Rhode Island Department of Public Safety

Agency overview
- Formed: 2008
- Jurisdiction: The State of Rhode Island
- Headquarters: Providence, Rhode Island
- Agency executive: Colonel Darnell S. Weaver, Commissioner;
- Child agencies: Rhode Island State Police; Division of the Rhode Island State Fire Marshal; Rhode Island Municipal Police Training Academy; E 9-1-1 Uniform Emergency Telephone System; Rhode Island Capitol Police; Rhode Island Division of Sheriffs; Department of Public Safety Central Management Office; Public Safety Grants Administration Office;
- Website: Official website

= Rhode Island Department of Public Safety =

Government department of Rhode Island

The Rhode Island Department of Public Safety is one of the newest departments in Rhode Island's entire government.
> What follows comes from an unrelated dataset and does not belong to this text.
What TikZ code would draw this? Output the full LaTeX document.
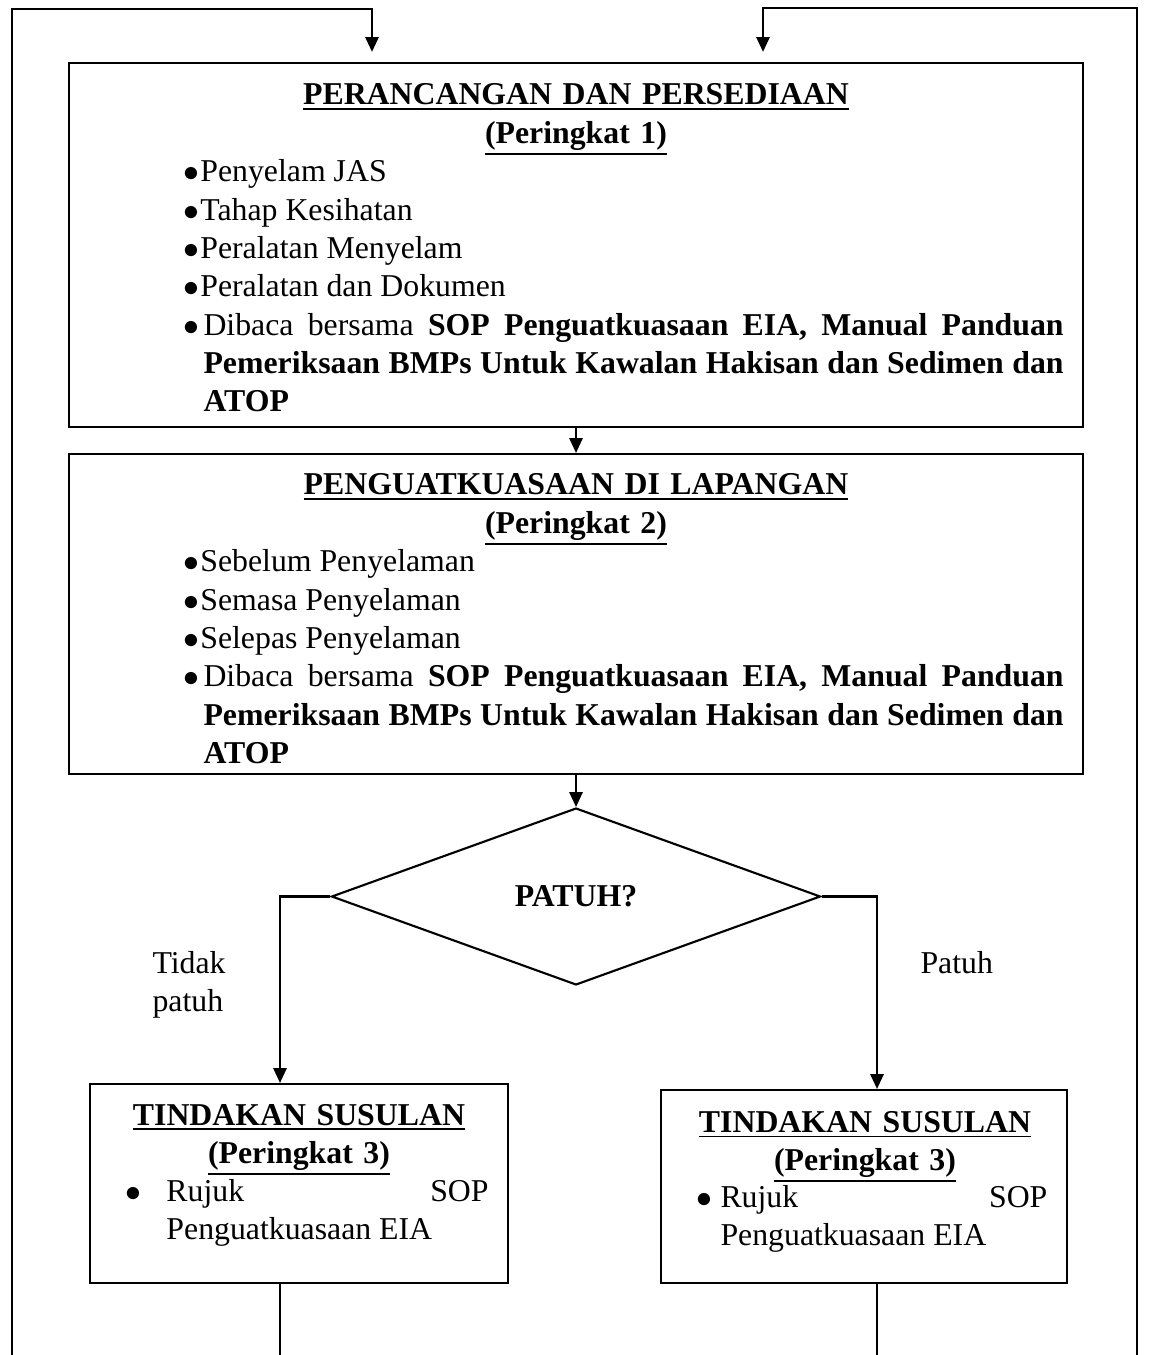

Composed of the Rhode Island State Police, the Division of the Rhode Island State Fire Marshal, the Rhode Island Municipal Police Training Academy, the E 9-1-1 Uniform Emergency Telephone System, the Rhode Island Capitol Police, the Rhode Island Division of Sheriffs, the Department of Public Safety Central Management Office, and the Public Safety Grants Administration Office. The department is responsible for the administration of all police and public safety affairs for the State.

Formed in 2008, the holder of the Office of the Commissioner is also the Superintendent of the Rhode Island State Police. The Inaugural Commissioner of the Department of Public Safety was Colonel Brendan Doherty. The Current Commissioner of the Department of Public Safety is Colonel Darnell S. Weaver, of the Rhode Island State Police.